• **REQUIRED TASK**:
Quote exactly the lines from the line containing "Emit a Python" to the line containing "90, 95, 100]", both lines included, please, and nothing more.

• **SUPPLIED RECORDS**:
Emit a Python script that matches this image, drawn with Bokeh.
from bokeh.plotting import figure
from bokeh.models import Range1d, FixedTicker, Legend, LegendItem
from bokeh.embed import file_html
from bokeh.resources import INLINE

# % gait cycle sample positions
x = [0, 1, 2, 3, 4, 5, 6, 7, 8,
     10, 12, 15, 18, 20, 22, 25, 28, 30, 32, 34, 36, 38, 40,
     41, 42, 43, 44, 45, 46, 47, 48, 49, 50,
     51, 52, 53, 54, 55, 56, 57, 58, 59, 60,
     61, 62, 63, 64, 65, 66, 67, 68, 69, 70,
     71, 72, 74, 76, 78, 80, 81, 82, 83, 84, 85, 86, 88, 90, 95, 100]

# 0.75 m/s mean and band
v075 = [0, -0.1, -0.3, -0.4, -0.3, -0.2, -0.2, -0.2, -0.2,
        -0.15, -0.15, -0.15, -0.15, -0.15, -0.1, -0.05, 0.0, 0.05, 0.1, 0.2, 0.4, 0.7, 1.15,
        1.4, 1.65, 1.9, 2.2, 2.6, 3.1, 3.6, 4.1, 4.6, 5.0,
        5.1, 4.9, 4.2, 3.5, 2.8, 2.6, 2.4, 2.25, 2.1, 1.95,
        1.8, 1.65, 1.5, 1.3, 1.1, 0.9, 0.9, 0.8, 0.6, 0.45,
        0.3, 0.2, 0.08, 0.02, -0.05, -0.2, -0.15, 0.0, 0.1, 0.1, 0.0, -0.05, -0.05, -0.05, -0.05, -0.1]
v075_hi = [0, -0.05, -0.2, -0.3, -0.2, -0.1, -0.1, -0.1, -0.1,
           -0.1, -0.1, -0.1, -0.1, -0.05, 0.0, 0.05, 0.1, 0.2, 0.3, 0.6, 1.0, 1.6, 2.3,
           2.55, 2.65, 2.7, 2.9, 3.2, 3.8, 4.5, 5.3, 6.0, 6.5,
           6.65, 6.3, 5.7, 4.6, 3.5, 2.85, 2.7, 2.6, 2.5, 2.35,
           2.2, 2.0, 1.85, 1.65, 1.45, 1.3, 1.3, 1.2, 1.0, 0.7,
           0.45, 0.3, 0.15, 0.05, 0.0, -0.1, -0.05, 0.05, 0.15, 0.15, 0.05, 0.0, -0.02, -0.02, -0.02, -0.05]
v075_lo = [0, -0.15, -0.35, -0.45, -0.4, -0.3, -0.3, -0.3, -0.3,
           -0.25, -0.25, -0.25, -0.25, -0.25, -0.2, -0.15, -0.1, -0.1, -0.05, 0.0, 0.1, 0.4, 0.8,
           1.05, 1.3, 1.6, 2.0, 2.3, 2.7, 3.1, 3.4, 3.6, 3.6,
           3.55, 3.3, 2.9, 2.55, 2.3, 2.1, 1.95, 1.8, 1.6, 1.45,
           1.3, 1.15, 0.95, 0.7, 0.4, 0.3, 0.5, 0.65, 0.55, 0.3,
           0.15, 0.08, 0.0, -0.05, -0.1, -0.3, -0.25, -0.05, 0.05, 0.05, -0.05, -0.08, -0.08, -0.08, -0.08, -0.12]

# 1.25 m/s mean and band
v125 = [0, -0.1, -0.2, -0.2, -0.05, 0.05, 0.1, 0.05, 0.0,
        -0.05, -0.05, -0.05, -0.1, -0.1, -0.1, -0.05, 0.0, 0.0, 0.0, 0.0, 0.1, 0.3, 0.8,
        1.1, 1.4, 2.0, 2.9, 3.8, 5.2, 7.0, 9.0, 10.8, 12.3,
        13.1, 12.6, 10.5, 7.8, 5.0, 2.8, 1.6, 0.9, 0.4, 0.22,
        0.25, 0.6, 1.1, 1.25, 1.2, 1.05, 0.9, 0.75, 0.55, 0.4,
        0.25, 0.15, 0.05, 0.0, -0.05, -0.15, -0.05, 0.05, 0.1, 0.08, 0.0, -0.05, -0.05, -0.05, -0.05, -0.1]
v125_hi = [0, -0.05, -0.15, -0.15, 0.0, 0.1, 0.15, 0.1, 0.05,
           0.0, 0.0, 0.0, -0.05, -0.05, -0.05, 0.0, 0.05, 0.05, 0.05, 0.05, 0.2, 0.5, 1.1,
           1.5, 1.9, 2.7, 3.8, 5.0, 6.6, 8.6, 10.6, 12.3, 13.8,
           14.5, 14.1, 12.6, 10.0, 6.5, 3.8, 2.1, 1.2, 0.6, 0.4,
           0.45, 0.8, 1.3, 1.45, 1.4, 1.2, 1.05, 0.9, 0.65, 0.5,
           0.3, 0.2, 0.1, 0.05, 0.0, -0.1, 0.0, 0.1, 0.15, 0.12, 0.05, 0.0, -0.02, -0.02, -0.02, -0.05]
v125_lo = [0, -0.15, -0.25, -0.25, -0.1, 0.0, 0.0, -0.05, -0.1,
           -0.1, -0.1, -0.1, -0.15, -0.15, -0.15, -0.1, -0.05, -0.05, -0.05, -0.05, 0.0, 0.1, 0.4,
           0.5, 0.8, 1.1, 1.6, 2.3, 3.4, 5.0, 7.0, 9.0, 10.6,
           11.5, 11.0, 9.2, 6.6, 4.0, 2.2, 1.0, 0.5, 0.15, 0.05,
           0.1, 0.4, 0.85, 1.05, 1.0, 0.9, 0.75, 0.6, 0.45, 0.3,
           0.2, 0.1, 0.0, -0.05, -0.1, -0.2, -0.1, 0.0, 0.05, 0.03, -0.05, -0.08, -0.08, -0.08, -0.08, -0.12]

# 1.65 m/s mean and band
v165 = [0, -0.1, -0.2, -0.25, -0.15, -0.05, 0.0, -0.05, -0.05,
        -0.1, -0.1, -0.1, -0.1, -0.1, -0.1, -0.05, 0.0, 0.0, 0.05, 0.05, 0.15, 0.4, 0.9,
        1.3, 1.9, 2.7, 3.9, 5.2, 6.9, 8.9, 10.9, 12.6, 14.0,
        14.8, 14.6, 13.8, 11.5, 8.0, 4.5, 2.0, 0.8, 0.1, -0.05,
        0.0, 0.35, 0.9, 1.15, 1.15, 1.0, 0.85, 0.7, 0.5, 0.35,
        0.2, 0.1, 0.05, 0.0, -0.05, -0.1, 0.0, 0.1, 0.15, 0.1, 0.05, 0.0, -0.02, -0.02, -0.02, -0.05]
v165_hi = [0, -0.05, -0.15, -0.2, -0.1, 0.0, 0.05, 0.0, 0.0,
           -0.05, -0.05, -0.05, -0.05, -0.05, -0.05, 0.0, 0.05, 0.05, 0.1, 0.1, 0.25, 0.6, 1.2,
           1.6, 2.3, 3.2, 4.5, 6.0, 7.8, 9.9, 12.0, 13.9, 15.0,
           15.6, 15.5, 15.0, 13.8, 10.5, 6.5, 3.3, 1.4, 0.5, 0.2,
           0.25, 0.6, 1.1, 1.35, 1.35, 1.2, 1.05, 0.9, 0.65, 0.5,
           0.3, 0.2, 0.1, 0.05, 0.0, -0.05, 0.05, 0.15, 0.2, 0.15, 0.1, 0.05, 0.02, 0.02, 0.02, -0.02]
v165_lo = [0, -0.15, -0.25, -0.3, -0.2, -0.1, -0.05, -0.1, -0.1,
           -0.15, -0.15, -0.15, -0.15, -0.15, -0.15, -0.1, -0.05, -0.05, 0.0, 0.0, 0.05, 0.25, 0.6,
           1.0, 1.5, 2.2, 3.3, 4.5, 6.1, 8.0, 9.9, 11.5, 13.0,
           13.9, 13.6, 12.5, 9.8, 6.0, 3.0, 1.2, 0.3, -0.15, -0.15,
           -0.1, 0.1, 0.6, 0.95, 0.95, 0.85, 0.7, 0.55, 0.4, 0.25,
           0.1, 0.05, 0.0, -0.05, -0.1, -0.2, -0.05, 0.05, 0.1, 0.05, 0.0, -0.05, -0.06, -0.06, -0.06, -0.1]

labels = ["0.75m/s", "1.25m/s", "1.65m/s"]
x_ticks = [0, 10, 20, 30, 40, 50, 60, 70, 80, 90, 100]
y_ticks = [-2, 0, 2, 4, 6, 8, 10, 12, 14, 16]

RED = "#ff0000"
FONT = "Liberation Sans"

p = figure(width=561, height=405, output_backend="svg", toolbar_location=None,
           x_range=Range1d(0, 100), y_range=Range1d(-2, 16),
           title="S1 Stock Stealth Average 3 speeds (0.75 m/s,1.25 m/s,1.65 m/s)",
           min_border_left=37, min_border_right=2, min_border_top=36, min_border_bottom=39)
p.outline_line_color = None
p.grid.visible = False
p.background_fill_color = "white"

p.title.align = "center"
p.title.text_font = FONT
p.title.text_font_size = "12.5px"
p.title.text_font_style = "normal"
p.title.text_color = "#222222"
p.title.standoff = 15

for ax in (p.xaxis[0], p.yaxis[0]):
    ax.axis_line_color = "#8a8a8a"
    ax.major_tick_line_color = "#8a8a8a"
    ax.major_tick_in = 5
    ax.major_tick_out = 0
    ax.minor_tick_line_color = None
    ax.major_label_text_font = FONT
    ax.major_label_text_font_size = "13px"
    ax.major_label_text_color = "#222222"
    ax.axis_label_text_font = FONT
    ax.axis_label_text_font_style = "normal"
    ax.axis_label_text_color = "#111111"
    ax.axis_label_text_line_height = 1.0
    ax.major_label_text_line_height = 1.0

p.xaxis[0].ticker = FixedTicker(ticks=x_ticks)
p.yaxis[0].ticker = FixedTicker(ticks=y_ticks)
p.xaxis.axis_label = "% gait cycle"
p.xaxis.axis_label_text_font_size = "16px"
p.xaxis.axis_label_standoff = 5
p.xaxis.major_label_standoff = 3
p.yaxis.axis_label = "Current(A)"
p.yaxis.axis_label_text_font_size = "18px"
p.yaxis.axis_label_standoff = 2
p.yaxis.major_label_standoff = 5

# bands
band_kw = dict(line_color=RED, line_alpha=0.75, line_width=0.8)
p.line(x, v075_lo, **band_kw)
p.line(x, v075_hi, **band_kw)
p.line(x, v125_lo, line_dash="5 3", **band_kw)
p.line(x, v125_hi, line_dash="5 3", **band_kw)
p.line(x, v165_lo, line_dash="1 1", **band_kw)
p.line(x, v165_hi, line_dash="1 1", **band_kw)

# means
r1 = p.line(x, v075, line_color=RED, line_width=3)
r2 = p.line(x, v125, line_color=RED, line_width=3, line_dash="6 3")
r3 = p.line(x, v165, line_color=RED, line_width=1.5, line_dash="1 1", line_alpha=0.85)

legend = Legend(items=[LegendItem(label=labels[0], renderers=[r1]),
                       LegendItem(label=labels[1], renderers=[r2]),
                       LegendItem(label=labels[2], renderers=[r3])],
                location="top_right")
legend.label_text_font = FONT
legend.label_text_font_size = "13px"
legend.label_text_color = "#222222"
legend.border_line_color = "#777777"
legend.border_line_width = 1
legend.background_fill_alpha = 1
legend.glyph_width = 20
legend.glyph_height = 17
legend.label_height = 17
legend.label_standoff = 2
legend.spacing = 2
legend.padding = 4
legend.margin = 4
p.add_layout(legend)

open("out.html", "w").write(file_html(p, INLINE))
---
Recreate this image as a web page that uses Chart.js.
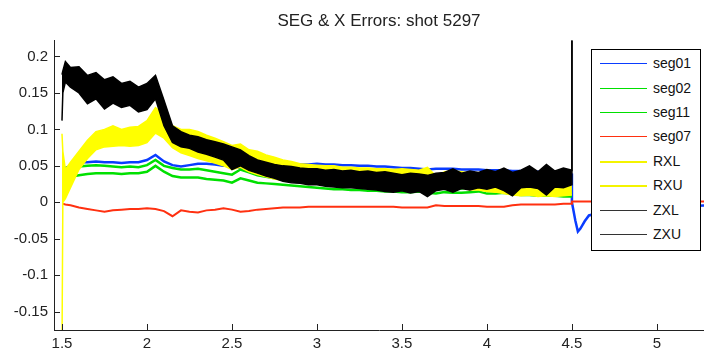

• **PROBLEM SOLUTION**:
Emit a Python script that matches this image, drawn with Bokeh.
from bokeh.plotting import figure
from bokeh.models import Range1d, FixedTicker, Legend, LegendItem
from bokeh.embed import file_html
from bokeh.resources import INLINE

# % gait cycle sample positions
x = [0, 1, 2, 3, 4, 5, 6, 7, 8,
     10, 12, 15, 18, 20, 22, 25, 28, 30, 32, 34, 36, 38, 40,
     41, 42, 43, 44, 45, 46, 47, 48, 49, 50,
     51, 52, 53, 54, 55, 56, 57, 58, 59, 60,
     61, 62, 63, 64, 65, 66, 67, 68, 69, 70,
     71, 72, 74, 76, 78, 80, 81, 82, 83, 84, 85, 86, 88, 90, 95, 100]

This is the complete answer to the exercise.